I would think the reason he killed Skybolt was more prosaic. McNamara didn't like bombers, saw no use for them and so was not going to support anything that tended to increase their effectiveness or make them more versatile. His ego again, "If I don't like it, there's nothing more that needs be considered.

My understanding of Skybolt was that although suppression of SAM sites might be one role for it, with a range of 1,850 km its primary role would be to add additional targeting flexibility to the bomber, strike targets out of range or too heavily defended. A intertial-stellar navigation in a package of that size was beyond the technology of the time (work started in 1959), so it used an inertial system that was updated in flight by the launch aircraft. It was only usable on the B-52H because the B-52 was the only long range bomber we had in production at the time and the H was designed for it (RAF Vulcans would also have used it) nothing else had the range to both lift it and get it within launch range. This would have been true of a 2,000 mile version as well, at the time. Certainly if it had survived into the era of the B-1, it would have been usable by it.

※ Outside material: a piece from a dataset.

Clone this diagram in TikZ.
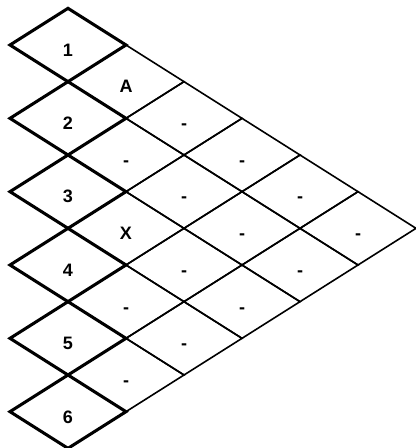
\documentclass[tikz,border=0pt]{standalone}
\usepackage{fontspec}
\setmainfont{Liberation Sans}
\usetikzlibrary{shapes.geometric, positioning}

\begin{document}
\begin{tikzpicture}[
  node distance=0pt,
  cell/.style={diamond, draw=black, line width=1.2pt, minimum width=87pt,
               minimum height=55pt, inner sep=0pt, outer sep=0pt,
               text height=17pt, text depth=0pt,
               font=\fontsize{13.5}{15}\selectfont\bfseries},
  numbox/.style={cell, line width=2.3pt},
]
  \useasboundingbox (-51pt,33.75pt) rectangle (261pt,-302.25pt);

  % numbered column
  \node[numbox]              (n1) {1};
  \node[numbox, below=of n1] (n2) {2};
  \node[numbox, below=of n2] (n3) {3};
  \node[numbox, below=of n3] (n4) {4};
  \node[numbox, below=of n4] (n5) {5};
  \node[numbox, below=of n5] (n6) {6};

  % triangle of cells
  \node[cell, below right=of n1] (c11) {A};
  \node[cell, below right=of n2] (c12) {-};
  \node[cell, below right=of n3] (c13) {X};
  \node[cell, below right=of n4] (c14) {-};
  \node[cell, below right=of n5] (c15) {-};

  \node[cell, below right=of c11] (c21) {-};
  \node[cell, below right=of c12] (c22) {-};
  \node[cell, below right=of c13] (c23) {-};
  \node[cell, below right=of c14] (c24) {-};

  \node[cell, below right=of c21] (c31) {-};
  \node[cell, below right=of c22] (c32) {-};
  \node[cell, below right=of c23] (c33) {-};

  \node[cell, below right=of c31] (c41) {-};
  \node[cell, below right=of c32] (c42) {-};

  \node[cell, below right=of c41] (c51) {-};
\end{tikzpicture}
\end{document}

McNamara made much of the fact that the first five flights were failures for various reasons. This was a smoke screen, as it was cutting edge technology. The Polaris missile, for example had 13 successive failures before it worked. Ironically, the same day he canceled it saying it wouldn't work, they had the first successful flight, followed by later already-funded successful flights.

Canceling it may or may not have been the right thing, that's for another topic, but I believe it was just another vintage McNamara eqo trip. After all, he did the same thing the the Blackbird production line.